Task brief
Skip all pictures, then print the remaining material exactly.

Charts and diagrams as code
►
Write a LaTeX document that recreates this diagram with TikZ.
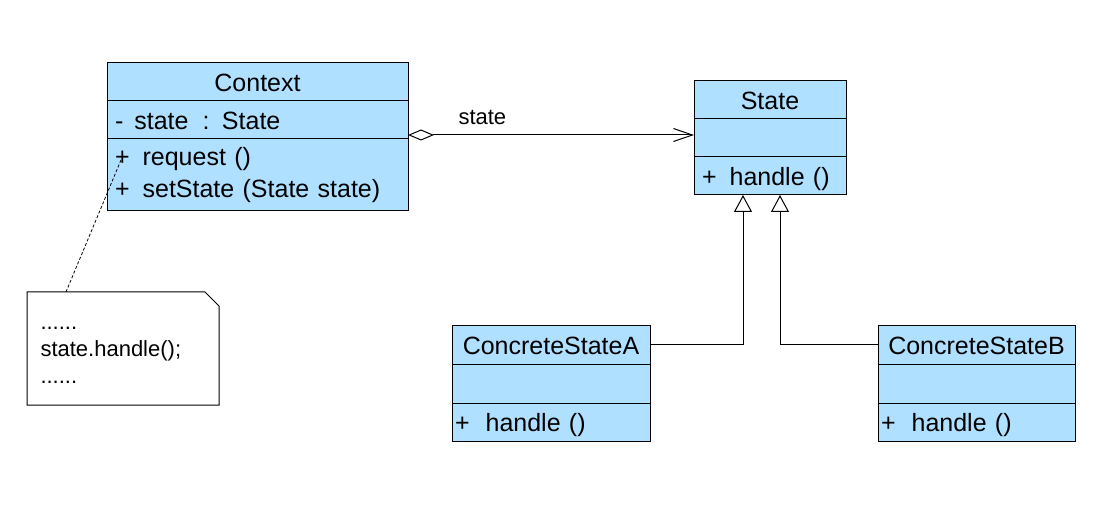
\documentclass[tikz,border=0pt]{standalone}
\usepackage{fontspec}
\setmainfont{Liberation Sans}
\usetikzlibrary{positioning}
\usetikzlibrary{arrows.meta}
\definecolor{umlblue}{RGB}{176,224,255}

\begin{document}
\begin{tikzpicture}[x=1pt, y=-1pt, line width=1pt,
    base/.style={draw, fill=umlblue, inner sep=0pt, outer sep=0pt, minimum height=38pt,
        font=\fontsize{25}{32}\selectfont},
    part/.style={base, text height=20pt, text depth=1pt},
    leftpart/.style={part, text width=#1, align=left, inner xsep=8pt},
    opsbox/.style={base, text width=#1, align=left, inner xsep=8pt},
    aggr/.style={arrows={Diamond[open,length=26pt,width=11pt]-Straight Barb[length=19pt,width=13pt]}},
    inherit/.style={arrows={-Triangle[open,length=17pt,width=18pt]}},
    notelink/.style={dash pattern=on 3pt off 2pt, line width=0.8pt}]
    \useasboundingbox (0,0) rectangle (1096,505);

    % Context
    \node[part, minimum width=301pt, anchor=north west] (ctx) at (107,63) {Context};
    \node[leftpart=285pt, below=0pt of ctx] (ctxattr) {-\hspace{11pt}state\hspace{14pt}: State};
    \node[opsbox=285pt, below=0pt of ctxattr, minimum height=72pt] (ctxops)
        {+\hspace{13pt}request ()\\+\hspace{13pt}setState (State state)};

    % State
    \node[part, minimum width=152pt, anchor=north west] (st) at (694,81) {State};
    \node[part, minimum width=152pt, below=0pt of st] (stattr) {};
    \node[leftpart=136pt, below=0pt of stattr] (stops) {+\hspace{13pt}handle ()};

    % Concrete states
    \node[part, minimum width=198pt, anchor=north west] (csa) at (452,326) {ConcreteStateA};
    \node[part, minimum width=198pt, minimum height=39pt, below=0pt of csa] (csaattr) {};
    \node[leftpart=192pt, inner xsep=3pt, below=0pt of csaattr] (csaops) {+\hspace{16pt}handle ()};

    \node[part, minimum width=197pt, anchor=north west] (csb) at (878,326) {ConcreteStateB};
    \node[part, minimum width=197pt, minimum height=39pt, below=0pt of csb] (csbattr) {};
    \node[leftpart=191pt, inner xsep=3pt, below=0pt of csbattr] (csbops) {+\hspace{16pt}handle ()};

    % Note
    \node[minimum width=191pt, minimum height=112pt, anchor=north west] (note) at (27,292) {};
    \draw (note.north west) -- ([xshift=-14pt]note.north east) -- ([yshift=-14pt]note.north east)
        -- (note.south east) -- (note.south west) -- cycle;
    \node[align=left, anchor=west, inner sep=0pt, font=\fontsize{22}{27}\selectfont] (notetext)
        at ([xshift=13pt, yshift=-7pt]note.west) {......\\state.handle();\\......};
    \coordinate (notetop) at ([xshift=39pt]note.north west);
    \coordinate (reqpt) at ([xshift=14pt,yshift=15pt]ctxops.west);
    \draw[notelink] (notetop) -- (reqpt);

    % Aggregation
    \coordinate (aggstart) at ([yshift=4pt]ctxattr.south east);
    \draw[aggr] (aggstart) -- (aggstart -| stattr.west)
        node[pos=0.26, above=10pt, inner sep=0pt, font=\fontsize{22}{26}\selectfont] (lbl) {state};

    % Generalization
    \coordinate (tipA) at ([xshift=-27pt]stops.south);
    \coordinate (tipB) at ([xshift=10pt]stops.south);
    \draw[inherit] (csa.east) -| (tipA);
    \draw[inherit] (csb.west) -| (tipB);
\end{tikzpicture}
\end{document}
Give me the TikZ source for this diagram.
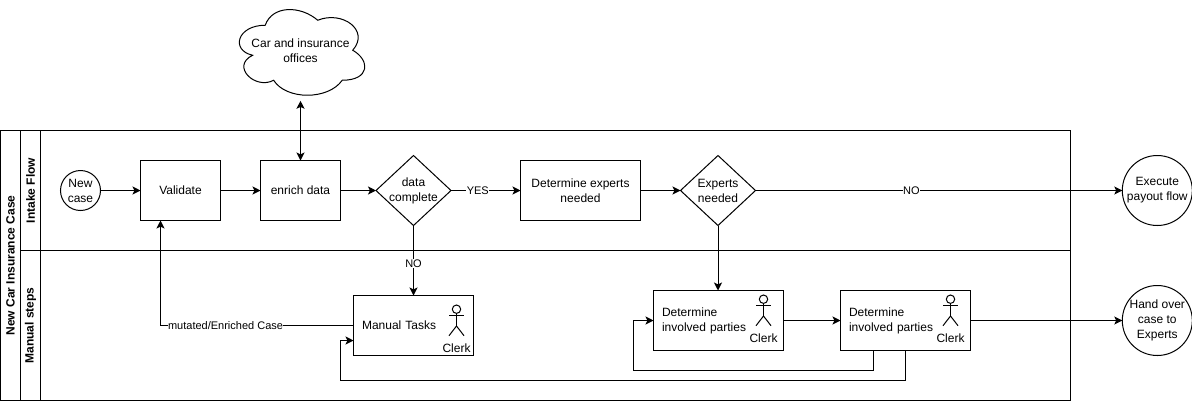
◄
Answer to the task
Write a LaTeX document that recreates this diagram with TikZ.
\documentclass[tikz,border=0pt]{standalone}
\usepackage{fontspec}
\setmainfont{Liberation Sans}
\usetikzlibrary{positioning}
\usetikzlibrary{arrows.meta}
\definecolor{umlblue}{RGB}{176,224,255}

\begin{document}
\begin{tikzpicture}[x=1pt, y=-1pt, line width=1pt,
    base/.style={draw, fill=umlblue, inner sep=0pt, outer sep=0pt, minimum height=38pt,
        font=\fontsize{25}{32}\selectfont},
    part/.style={base, text height=20pt, text depth=1pt},
    leftpart/.style={part, text width=#1, align=left, inner xsep=8pt},
    opsbox/.style={base, text width=#1, align=left, inner xsep=8pt},
    aggr/.style={arrows={Diamond[open,length=26pt,width=11pt]-Straight Barb[length=19pt,width=13pt]}},
    inherit/.style={arrows={-Triangle[open,length=17pt,width=18pt]}},
    notelink/.style={dash pattern=on 3pt off 2pt, line width=0.8pt}]
    \useasboundingbox (0,0) rectangle (1096,505);

    % Context
    \node[part, minimum width=301pt, anchor=north west] (ctx) at (107,63) {Context};
    \node[leftpart=285pt, below=0pt of ctx] (ctxattr) {-\hspace{11pt}state\hspace{14pt}: State};
    \node[opsbox=285pt, below=0pt of ctxattr, minimum height=72pt] (ctxops)
        {+\hspace{13pt}request ()\\+\hspace{13pt}setState (State state)};

    % State
    \node[part, minimum width=152pt, anchor=north west] (st) at (694,81) {State};
    \node[part, minimum width=152pt, below=0pt of st] (stattr) {};
    \node[leftpart=136pt, below=0pt of stattr] (stops) {+\hspace{13pt}handle ()};

    % Concrete states
    \node[part, minimum width=198pt, anchor=north west] (csa) at (452,326) {ConcreteStateA};
    \node[part, minimum width=198pt, minimum height=39pt, below=0pt of csa] (csaattr) {};
    \node[leftpart=192pt, inner xsep=3pt, below=0pt of csaattr] (csaops) {+\hspace{16pt}handle ()};

    \node[part, minimum width=197pt, anchor=north west] (csb) at (878,326) {ConcreteStateB};
    \node[part, minimum width=197pt, minimum height=39pt, below=0pt of csb] (csbattr) {};
    \node[leftpart=191pt, inner xsep=3pt, below=0pt of csbattr] (csbops) {+\hspace{16pt}handle ()};

    % Note
    \node[minimum width=191pt, minimum height=112pt, anchor=north west] (note) at (27,292) {};
    \draw (note.north west) -- ([xshift=-14pt]note.north east) -- ([yshift=-14pt]note.north east)
        -- (note.south east) -- (note.south west) -- cycle;
    \node[align=left, anchor=west, inner sep=0pt, font=\fontsize{22}{27}\selectfont] (notetext)
        at ([xshift=13pt, yshift=-7pt]note.west) {......\\state.handle();\\......};
    \coordinate (notetop) at ([xshift=39pt]note.north west);
    \coordinate (reqpt) at ([xshift=14pt,yshift=15pt]ctxops.west);
    \draw[notelink] (notetop) -- (reqpt);

    % Aggregation
    \coordinate (aggstart) at ([yshift=4pt]ctxattr.south east);
    \draw[aggr] (aggstart) -- (aggstart -| stattr.west)
        node[pos=0.26, above=10pt, inner sep=0pt, font=\fontsize{22}{26}\selectfont] (lbl) {state};

    % Generalization
    \coordinate (tipA) at ([xshift=-27pt]stops.south);
    \coordinate (tipB) at ([xshift=10pt]stops.south);
    \draw[inherit] (csa.east) -| (tipA);
    \draw[inherit] (csb.west) -| (tipB);
\end{tikzpicture}
\end{document}
Give me the TikZ source for this diagram.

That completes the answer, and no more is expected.